A reestruturação do Conama estabelecida pelo Decreto presidencial nº 9.806/2019 reduziu de 93 para 23 os assentos com direito a voto. Entre as mudanças, o decreto diminuiu as cadeiras de entidades ambientalistas de 11 para 4, com redução de mandato das entidades de 2 anos para apenas 1 e substituição do método de escolha, que antes era eleição, para sorteio. Weber ressaltou que as novas regras “obstaculizam, quando não impedem, as reais oportunidades de participação social na arena decisória ambiental, ocasionando um déficit democrático, procedimental e qualitativo, irrecuperável”.

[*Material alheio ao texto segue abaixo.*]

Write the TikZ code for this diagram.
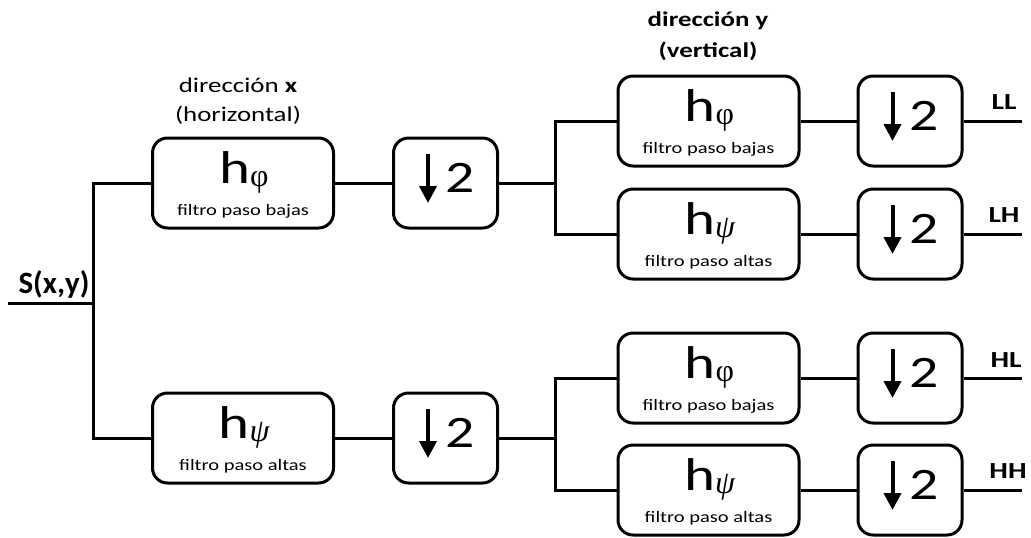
\documentclass[tikz,border=0pt]{standalone}
\usepackage{fontspec}
\setmainfont[FakeStretch=1.28]{Carlito}
\newfontfamily\plainfont{Carlito}
\newfontfamily\greekfont{Liberation Serif}
\usetikzlibrary{arrows.meta,calc}
\newcommand\mkfilt[5]{%
  \node[filt] (#1) at (#2,#3) {};
  \node[big] (#1h) at ($(#1.north)+(1,47)$) {h\raisebox{-2.5pt}{\greekfont\fontsize{32}{32}\selectfont #4}};
  \node[small] (#1t) at ($(#1.north)+(0,79)$) {#5};
}
\newcommand\mkdown[3]{%
  \node[dwn] (#1) at (#2,#3) {};
  \node[two] (#1n) at ($(#1.center)+(14.5,-5)$) {2};
  \coordinate (#1a) at ($(#1.center)+(-17.5,-29)$);
  \coordinate (#1b) at ($(#1.center)+(-17.5,20)$);
  \draw[dar] (#1a) -- (#1b);
}
\begin{document}
\begin{tikzpicture}[x=1pt,y=-1pt,
  box/.style={draw, line width=3pt, rounded corners=15pt, minimum height=90pt, inner sep=0pt},
  filt/.style={box, minimum width=181pt},
  dwn/.style={box, minimum width=104pt},
  wire/.style={line width=3pt},
  big/.style={font=\fontsize{46}{46}\selectfont, anchor=base, inner sep=0pt},
  small/.style={font=\fontsize{16}{18}\selectfont, anchor=base, inner sep=0pt},
  two/.style={font=\fontsize{45}{45}\selectfont, inner sep=0pt},
  dar/.style={line width=4pt, -{Triangle[width=17pt,length=17pt]}},
  outlbl/.style={font=\fontsize{23}{23}\selectfont\bfseries, anchor=base, inner sep=0pt},
  title/.style={font=\fontsize{21}{24}\selectfont, anchor=base, inner sep=0pt}
]
\useasboundingbox (0,0) rectangle (1031,538);

% titles
\node[title] (tx1) at (238,92) {dirección \textbf{x}};
\node[title] (tx2) at (238,121) {(horizontal)};
\node[title] (ty1) at (708,27) {\bfseries dirección y};
\node[title] (ty2) at (708,57) {\bfseries (vertical)};

% input
\node[font=\plainfont\fontsize{31}{31}\selectfont\bfseries, anchor=base, inner sep=0pt] (sl) at (54,293) {S(x,y)};
\coordinate (s) at (8,303);
\coordinate (j1) at (93,303);

% first stage
\mkfilt{f1}{243}{183}{φ}{filtro paso bajas}
\mkfilt{f2}{243}{438}{\itshape ψ}{filtro paso altas}
\mkdown{d1}{445.5}{183}
\mkdown{d2}{445.5}{438}

% second stage
\mkfilt{f3}{708.5}{121}{φ}{filtro paso bajas}
\mkfilt{f4}{708.5}{234}{\itshape ψ}{filtro paso altas}
\mkfilt{f5}{708.5}{378}{φ}{filtro paso bajas}
\mkfilt{f6}{708.5}{490}{\itshape ψ}{filtro paso altas}
\mkdown{d3}{910}{121}
\mkdown{d4}{910}{234}
\mkdown{d5}{910}{378}
\mkdown{d6}{910}{490}

\coordinate (j2) at (555,183);
\coordinate (j3) at (555,438);

% outputs
\coordinate (o3) at (1022,121);
\coordinate (o4) at (1022,234);
\coordinate (o5) at (1022,378);
\coordinate (o6) at (1022,490);
\node[outlbl] (l3) at (1004,109) {LL};
\node[outlbl] (l4) at (1004,222) {LH};
\node[outlbl] (l5) at (1006,367) {HL};
\node[outlbl] (l6) at (1008,478) {HH};

% wires
\draw[wire] (s) -- (j1);
\draw[wire] (f1.west) -| (j1) |- (f2.west);
\draw[wire] (f1.east) -- (d1.west);
\draw[wire] (f2.east) -- (d2.west);
\draw[wire] (d1.east) -- (j2);
\draw[wire] (d2.east) -- (j3);
\draw[wire] (f3.west) -| (j2) |- (f4.west);
\draw[wire] (f5.west) -| (j3) |- (f6.west);
\draw[wire] (f3.east) -- (d3.west);
\draw[wire] (f4.east) -- (d4.west);
\draw[wire] (f5.east) -- (d5.west);
\draw[wire] (f6.east) -- (d6.west);
\draw[wire] (d3.east) -- (o3);
\draw[wire] (d4.east) -- (o4);
\draw[wire] (d5.east) -- (o5);
\draw[wire] (d6.east) -- (o6);
\end{tikzpicture}
\end{document}
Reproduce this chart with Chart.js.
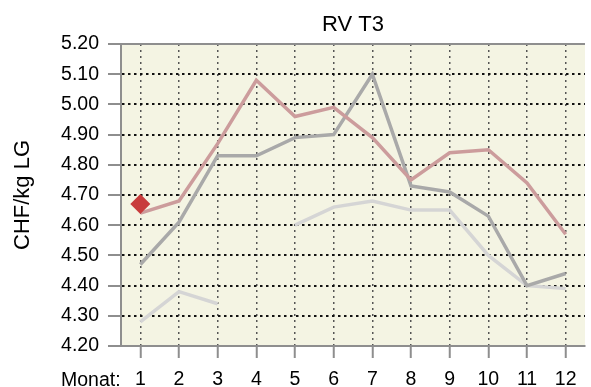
<!DOCTYPE html>
<html>
<head>
<meta charset="utf-8">
<script src="https://cdn.jsdelivr.net/npm/chart.js@4/dist/chart.umd.min.js"></script>
<style>
  html, body { margin: 0; padding: 0; background: #ffffff; overflow: hidden; }
  #wrap { width: 595px; height: 387px; position: relative; }
</style>
</head>
<body>
<div id="wrap"><canvas id="c"></canvas></div>
<script>
// Months on the x axis
const months = ['1', '2', '3', '4', '5', '6', '7', '8', '9', '10', '11', '12'];

// Monthly prices in CHF/kg LG
const seriesRed = [4.64, 4.68, 4.87, 5.08, 4.96, 4.99, 4.89, 4.75, 4.84, 4.85, 4.74, 4.57];
const seriesGrey = [4.47, 4.61, 4.83, 4.83, 4.89, 4.90, 5.10, 4.73, 4.71, 4.63, 4.40, 4.44];
const seriesLight = [4.28, 4.38, 4.34, null, 4.60, 4.66, 4.68, 4.65, 4.65, 4.50, 4.40, 4.39];
const currentMarker = [4.67, null, null, null, null, null, null, null, null, null, null, null];

// Value axis range and labels
const yMin = 4.2;
const yMax = 5.2;
const yStep = 0.1;

const chartTitle = 'RV T3';
const yTitle = 'CHF/kg LG';
const xLead = 'Monat:';

const FONT = "'Liberation Sans', Arial, sans-serif";

const framePlugin = {
  id: 'frame',
  beforeDraw(chart) {
    const { ctx, chartArea: a } = chart;
    ctx.save();
    ctx.fillStyle = '#f4f4e3';
    ctx.fillRect(a.left, a.top, a.right - a.left, a.bottom - a.top);
    ctx.restore();
  },
  afterDraw(chart) {
    const { ctx, chartArea: a } = chart;
    ctx.save();
    // top edge of the plot
    ctx.strokeStyle = '#8e8e8e';
    ctx.lineWidth = 2;
    ctx.beginPath();
    ctx.moveTo(a.left, a.top);
    ctx.lineTo(a.right, a.top);
    ctx.stroke();
    // chart title, centred over the plot
    ctx.fillStyle = '#000';
    ctx.font = '22px ' + FONT;
    ctx.textAlign = 'center';
    ctx.textBaseline = 'alphabetic';
    ctx.fillText(chartTitle, (a.left + a.right) / 2, 30.5);
    // lead-in label in front of the month numbers
    ctx.font = '19.5px ' + FONT;
    ctx.textAlign = 'left';
    ctx.fillText(xLead, 61, 386);
    ctx.restore();
  }
};

new Chart(document.getElementById('c'), {
  type: 'line',
  data: {
    labels: months,
    datasets: [
      {
        data: currentMarker,
        showLine: false,
        pointStyle: 'rectRot',
        pointRadius: 10,
        pointBackgroundColor: '#c83c3c',
        pointBorderColor: '#c83c3c',
        pointBorderWidth: 0,
        order: 0
      },
      {
        data: seriesRed,
        borderColor: '#cc9c9c',
        borderWidth: 3.5,
        pointRadius: 0,
        tension: 0,
        order: 1
      },
      {
        data: seriesGrey,
        borderColor: '#a9a9a9',
        borderWidth: 3.5,
        pointRadius: 0,
        tension: 0,
        order: 2
      },
      {
        data: seriesLight,
        borderColor: '#d5d5d5',
        borderWidth: 3.5,
        pointRadius: 0,
        tension: 0,
        spanGaps: false,
        order: 3
      }
    ]
  },
  options: {
    responsive: true,
    maintainAspectRatio: false,
    animation: false,
    devicePixelRatio: 1,
    layout: { padding: { top: 44, right: 1, left: 0, bottom: 0 } },
    plugins: {
      legend: { display: false },
      tooltip: { enabled: false },
      title: { display: false }
    },
    scales: {
      x: {
        type: 'category',
        offset: true,
        afterFit(scale) { scale.height = 41; },
        grid: {
          offset: false,
          color: '#555555',
          lineWidth: 1.5,
          drawTicks: true,
          tickLength: 12,
          tickColor: '#8e8e8e',
          tickWidth: 2,
          tickBorderDash: []
        },
        border: { display: true, color: '#8e8e8e', width: 2, dash: [2, 4] },
        ticks: {
          color: '#000',
          font: { family: FONT, size: 19.5 },
          padding: 10,
          maxRotation: 0,
          autoSkip: false
        }
      },
      y: {
        min: yMin,
        max: yMax,
        afterFit(scale) { scale.width = 121; },
        grid: {
          color: (c) => (c.tick && (Math.abs(c.tick.value - yMin) < 1e-6 || Math.abs(c.tick.value - yMax) < 1e-6)) ? 'rgba(0,0,0,0)' : '#111111',
          lineWidth: 2,
          drawTicks: true,
          tickLength: 13,
          tickColor: '#8e8e8e',
          tickWidth: 2,
          tickBorderDash: []
        },
        border: { display: true, color: '#8e8e8e', width: 2, dash: [2.5, 3.5] },
        ticks: {
          stepSize: yStep,
          color: '#000',
          font: { family: FONT, size: 19.5 },
          padding: 9,
          callback: (v) => Number(v).toFixed(2)
        },
        title: {
          display: true,
          text: yTitle,
          color: '#000',
          font: { family: FONT, size: 22 },
          padding: { top: 10, bottom: 0 }
        }
      }
    }
  },
  plugins: [framePlugin]
});
</script>
</body>
</html>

Além da reunião desta terça-feira (10), o Ministério do Meio Ambiente divulgou a data de outras quatro reuniões plenárias do Conama, a serem realizadas nos dias 23 de novembro de 2021, e 22 de fevereiro, 24 de maio e 09 de agosto de 2022.
Em face da reunião prevista, seis entidades socioambientais que acompanham o processo sobre o Conama como amicus curiae [instituição apta a fornecer subsídios às decisões dos tribunais] enviaram na última sexta-feira (06) uma manifestação diretamente para a ministra Rosa Weber pela suspensão cautelar do decreto nº 9.806/2019 em face aos novos fatos, para impedir que a plenária ocorra com a atual composição e funcionamento do colegiado, além de evitar que, enquanto o processo segue parado de forma indefinida devido ao pedido de vista de Nunes Marques, um Conama considerado ilegítimo continue pautando mudanças no arcabouço legal.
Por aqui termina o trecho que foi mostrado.